Financial Trading Blog
EURUSD Under Pressure Ahead of NFP
Markets expect the crucial US labour indicator to maintain its strength, keeping the Fed on a more hawkish path and weighing on fibre.
Momentum Shifts Lower
EURUSD kicked off 2025 with an upward trend but has shifted lower since inflation readings started to surface. Flash CPI in the eurozone accelerated as projected by economists and the ECB due to rising energy costs. However, forecasts point to inflation reversing course through early 2025, suggesting future rate cuts remain on the table. While markets price in four rate cuts in 2025, investor confidence in the ECB holding rates in January has strengthened on the back of the hotter inflation prints. The market also appears to price in a Fed hold in January with a 95% probability, suggesting sideways price action in EURUSD on stable interest rate differentials. Barring any major surprises from upcoming data releases, the euro may stay above parity.
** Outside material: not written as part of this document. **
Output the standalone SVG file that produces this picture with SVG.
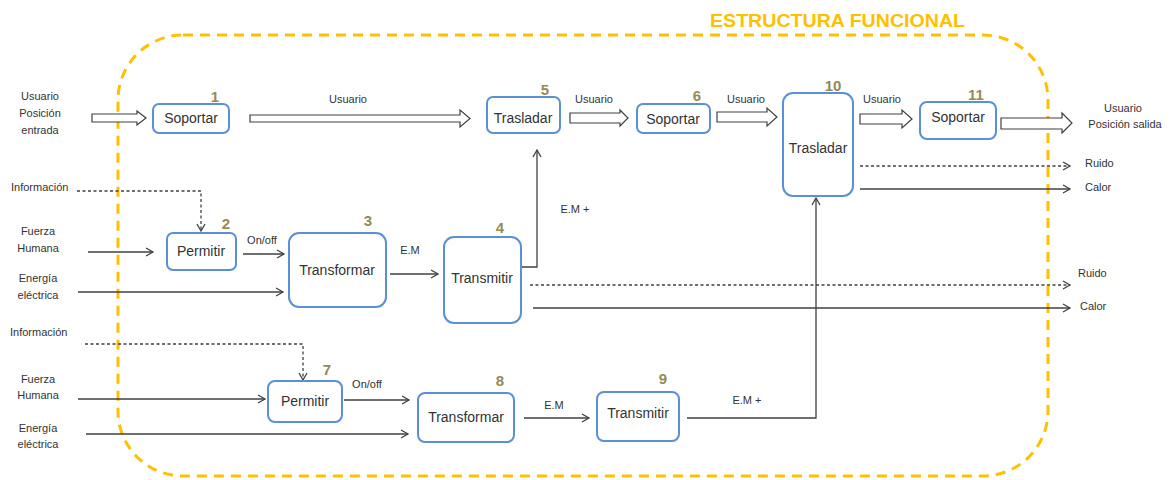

Meanwhile, the US economy continues to show signs of strength, with activity levels pointing to upward pressure on inflation. PMIs in December revealed a solid services sector, with rising demand supporting employment. While economists expect jobs to moderate from November's surprisingly strong number, forecasts suggest they will stay relatively high, suggesting a consolidated labour market that reduces pressure on the Fed to ease policy.
Market Focus Points
Consensus estimates project 154K US jobs added in December, down from the 227K reported previously but above the trailing six-month average. The unemployment rate is forecast to hold steady at 4.2%, maintaining the sideways trend that largely stabilised through H2. Investors are watching for signs that the jobs market is responding to the Fed's policy shift after the FOMC slashed rates by 100 bps in a single quarter due to concerns that the labour market was cooling too fast.
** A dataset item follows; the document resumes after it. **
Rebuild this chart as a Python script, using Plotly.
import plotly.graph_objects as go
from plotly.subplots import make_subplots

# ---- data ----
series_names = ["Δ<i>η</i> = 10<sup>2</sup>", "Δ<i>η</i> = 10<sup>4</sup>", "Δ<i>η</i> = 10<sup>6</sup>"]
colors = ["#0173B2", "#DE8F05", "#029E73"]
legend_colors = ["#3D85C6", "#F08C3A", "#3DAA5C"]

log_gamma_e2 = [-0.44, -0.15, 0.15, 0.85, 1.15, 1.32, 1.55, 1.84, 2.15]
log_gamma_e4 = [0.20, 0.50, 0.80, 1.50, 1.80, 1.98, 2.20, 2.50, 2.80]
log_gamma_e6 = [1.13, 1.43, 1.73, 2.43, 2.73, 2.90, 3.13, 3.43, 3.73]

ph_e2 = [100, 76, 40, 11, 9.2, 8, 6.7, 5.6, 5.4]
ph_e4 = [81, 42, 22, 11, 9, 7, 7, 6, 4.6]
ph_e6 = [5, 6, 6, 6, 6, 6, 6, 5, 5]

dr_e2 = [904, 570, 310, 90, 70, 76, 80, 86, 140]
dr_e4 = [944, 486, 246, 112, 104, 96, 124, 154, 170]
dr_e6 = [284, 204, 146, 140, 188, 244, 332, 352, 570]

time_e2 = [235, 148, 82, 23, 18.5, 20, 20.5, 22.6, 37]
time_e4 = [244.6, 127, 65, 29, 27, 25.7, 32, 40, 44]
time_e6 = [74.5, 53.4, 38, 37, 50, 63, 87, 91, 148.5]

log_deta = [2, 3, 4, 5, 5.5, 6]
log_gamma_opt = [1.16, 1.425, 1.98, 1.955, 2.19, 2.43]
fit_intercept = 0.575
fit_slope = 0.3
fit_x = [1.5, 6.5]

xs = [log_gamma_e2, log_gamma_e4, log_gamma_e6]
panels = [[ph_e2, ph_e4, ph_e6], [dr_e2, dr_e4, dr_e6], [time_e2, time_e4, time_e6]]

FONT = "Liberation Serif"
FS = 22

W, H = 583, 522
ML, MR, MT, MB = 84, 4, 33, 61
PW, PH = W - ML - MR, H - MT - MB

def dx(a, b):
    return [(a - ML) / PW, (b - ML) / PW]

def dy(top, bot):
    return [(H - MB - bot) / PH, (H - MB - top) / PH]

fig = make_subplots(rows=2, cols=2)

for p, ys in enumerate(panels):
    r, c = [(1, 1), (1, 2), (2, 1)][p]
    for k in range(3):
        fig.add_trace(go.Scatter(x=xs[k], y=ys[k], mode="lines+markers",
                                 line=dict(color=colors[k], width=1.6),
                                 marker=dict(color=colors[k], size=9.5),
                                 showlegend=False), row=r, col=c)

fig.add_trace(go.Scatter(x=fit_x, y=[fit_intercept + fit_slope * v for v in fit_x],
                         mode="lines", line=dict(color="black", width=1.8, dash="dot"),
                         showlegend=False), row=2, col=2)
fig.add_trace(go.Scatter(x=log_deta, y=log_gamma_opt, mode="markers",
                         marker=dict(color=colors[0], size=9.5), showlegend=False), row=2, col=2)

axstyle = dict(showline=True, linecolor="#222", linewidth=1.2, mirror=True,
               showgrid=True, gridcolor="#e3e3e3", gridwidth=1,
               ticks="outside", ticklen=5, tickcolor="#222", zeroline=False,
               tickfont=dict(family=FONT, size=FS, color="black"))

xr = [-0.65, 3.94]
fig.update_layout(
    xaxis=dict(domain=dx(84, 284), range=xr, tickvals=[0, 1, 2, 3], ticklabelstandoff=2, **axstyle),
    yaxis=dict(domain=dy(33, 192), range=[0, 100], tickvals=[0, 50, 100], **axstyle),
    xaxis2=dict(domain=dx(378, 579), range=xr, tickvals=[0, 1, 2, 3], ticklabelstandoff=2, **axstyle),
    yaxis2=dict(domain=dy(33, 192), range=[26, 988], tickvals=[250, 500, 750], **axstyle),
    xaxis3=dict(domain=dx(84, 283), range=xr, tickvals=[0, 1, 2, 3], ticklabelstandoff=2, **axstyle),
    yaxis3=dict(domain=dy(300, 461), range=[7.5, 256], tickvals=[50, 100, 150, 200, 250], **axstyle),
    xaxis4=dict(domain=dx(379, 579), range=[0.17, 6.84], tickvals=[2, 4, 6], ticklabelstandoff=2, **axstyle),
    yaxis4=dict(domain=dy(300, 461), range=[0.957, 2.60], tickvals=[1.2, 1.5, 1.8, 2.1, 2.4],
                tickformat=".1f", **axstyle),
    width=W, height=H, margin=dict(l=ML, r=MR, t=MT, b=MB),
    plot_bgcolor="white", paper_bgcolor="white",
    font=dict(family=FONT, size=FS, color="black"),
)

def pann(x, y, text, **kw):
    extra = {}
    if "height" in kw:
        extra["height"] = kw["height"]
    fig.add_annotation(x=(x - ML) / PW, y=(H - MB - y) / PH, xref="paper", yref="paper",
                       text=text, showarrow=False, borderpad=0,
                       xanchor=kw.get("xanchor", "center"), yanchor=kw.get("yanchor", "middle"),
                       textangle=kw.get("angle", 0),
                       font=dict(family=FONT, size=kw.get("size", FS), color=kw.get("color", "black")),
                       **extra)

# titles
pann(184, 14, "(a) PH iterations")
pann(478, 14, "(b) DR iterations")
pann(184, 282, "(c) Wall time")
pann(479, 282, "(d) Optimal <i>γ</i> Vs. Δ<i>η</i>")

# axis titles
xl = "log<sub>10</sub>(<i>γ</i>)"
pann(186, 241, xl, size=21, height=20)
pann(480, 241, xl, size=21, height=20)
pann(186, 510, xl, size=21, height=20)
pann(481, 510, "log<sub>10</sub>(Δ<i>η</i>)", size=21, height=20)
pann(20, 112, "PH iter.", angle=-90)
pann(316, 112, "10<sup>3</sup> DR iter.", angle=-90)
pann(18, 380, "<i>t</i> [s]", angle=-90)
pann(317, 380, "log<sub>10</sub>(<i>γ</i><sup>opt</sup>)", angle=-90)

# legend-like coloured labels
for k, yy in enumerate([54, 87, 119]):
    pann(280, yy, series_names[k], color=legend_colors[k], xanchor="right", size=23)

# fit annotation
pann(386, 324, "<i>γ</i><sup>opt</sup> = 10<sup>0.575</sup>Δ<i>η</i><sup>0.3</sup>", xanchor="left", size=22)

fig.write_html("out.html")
The outcome could prove decisive for projecting when the next rate move by the Fed may come. While markets remain convinced January will see no rate cut, future pricing shows uncertainty between March and May meetings for the next easing, according to FedWatch. With the ECB expected to cut rates faster than the Fed, the timing of future Fed cuts will likely drive EURUSD, with a slower Fed dragging the pair lower.
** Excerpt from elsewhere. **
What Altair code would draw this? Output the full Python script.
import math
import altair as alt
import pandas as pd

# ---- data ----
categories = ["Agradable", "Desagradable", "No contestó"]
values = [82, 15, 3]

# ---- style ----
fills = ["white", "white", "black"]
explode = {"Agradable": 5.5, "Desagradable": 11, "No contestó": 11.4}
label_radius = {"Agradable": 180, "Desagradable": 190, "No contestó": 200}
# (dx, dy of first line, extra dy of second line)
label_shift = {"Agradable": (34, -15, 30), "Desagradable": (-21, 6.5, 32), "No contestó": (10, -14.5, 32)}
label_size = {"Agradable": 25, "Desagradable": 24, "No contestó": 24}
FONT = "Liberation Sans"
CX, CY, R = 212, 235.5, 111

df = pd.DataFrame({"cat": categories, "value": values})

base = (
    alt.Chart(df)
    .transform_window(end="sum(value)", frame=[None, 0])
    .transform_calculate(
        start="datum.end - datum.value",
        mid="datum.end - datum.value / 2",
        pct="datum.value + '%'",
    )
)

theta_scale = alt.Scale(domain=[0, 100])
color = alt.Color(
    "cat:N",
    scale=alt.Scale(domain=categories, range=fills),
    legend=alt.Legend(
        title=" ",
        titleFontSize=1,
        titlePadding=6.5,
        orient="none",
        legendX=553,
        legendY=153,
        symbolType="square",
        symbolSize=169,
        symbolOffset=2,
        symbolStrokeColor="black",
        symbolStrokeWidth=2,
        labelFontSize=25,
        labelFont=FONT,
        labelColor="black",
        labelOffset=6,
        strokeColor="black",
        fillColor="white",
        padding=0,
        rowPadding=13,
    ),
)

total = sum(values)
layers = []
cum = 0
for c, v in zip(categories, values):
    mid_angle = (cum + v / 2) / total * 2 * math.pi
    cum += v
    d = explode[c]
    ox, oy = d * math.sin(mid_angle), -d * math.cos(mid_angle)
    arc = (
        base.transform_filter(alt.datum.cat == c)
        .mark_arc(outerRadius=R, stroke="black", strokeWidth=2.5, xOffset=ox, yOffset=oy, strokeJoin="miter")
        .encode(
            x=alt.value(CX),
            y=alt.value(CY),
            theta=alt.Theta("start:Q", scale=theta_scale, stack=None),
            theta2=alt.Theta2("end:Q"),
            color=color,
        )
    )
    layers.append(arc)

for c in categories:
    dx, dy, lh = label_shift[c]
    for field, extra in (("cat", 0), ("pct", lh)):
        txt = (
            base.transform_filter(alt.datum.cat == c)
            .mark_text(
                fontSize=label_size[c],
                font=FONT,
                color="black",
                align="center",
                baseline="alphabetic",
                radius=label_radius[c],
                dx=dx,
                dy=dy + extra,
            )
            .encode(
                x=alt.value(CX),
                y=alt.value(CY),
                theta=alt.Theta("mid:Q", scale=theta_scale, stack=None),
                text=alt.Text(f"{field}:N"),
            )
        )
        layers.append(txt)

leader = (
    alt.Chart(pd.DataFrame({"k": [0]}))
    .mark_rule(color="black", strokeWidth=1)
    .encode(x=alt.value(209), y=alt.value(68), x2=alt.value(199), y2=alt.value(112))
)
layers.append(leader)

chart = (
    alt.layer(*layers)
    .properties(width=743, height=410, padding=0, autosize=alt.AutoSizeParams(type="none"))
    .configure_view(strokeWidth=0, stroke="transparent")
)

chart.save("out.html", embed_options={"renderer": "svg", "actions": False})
Rising Flag Points to Upside
EURUSD may be forming a rising flag pattern on the 1-hour chart, suggesting potential for continued upward momentum in the immediate aftermath of the descending trendline breakout. Current price action sees support near 1.0300, with the recent rejection at 1.0275 providing additional backing. A breakout above 1.0358 could trigger renewed buying interest, eyeing 1.0376 and 1.0437 above the 1.0400 handle. However, failing to hold the line might push the pair deeper to 1.0223, with a break exposing the swing low of 1.0200 and the 1.0150 invalidating the flag.
Source: SpreadEx / EURUSD
Key Takeaways
The upcoming NFP report on Friday will offer insights into the near-term direction of EURUSD. Markets expect moderate numbers of jobs added and a healthy unemployment rate. If the narrative changes about when the ECB eases compared to the Fed, the pair could come under pressure. Markets will keep an eye on the interest rate differential outlook as a key determinant of future direction.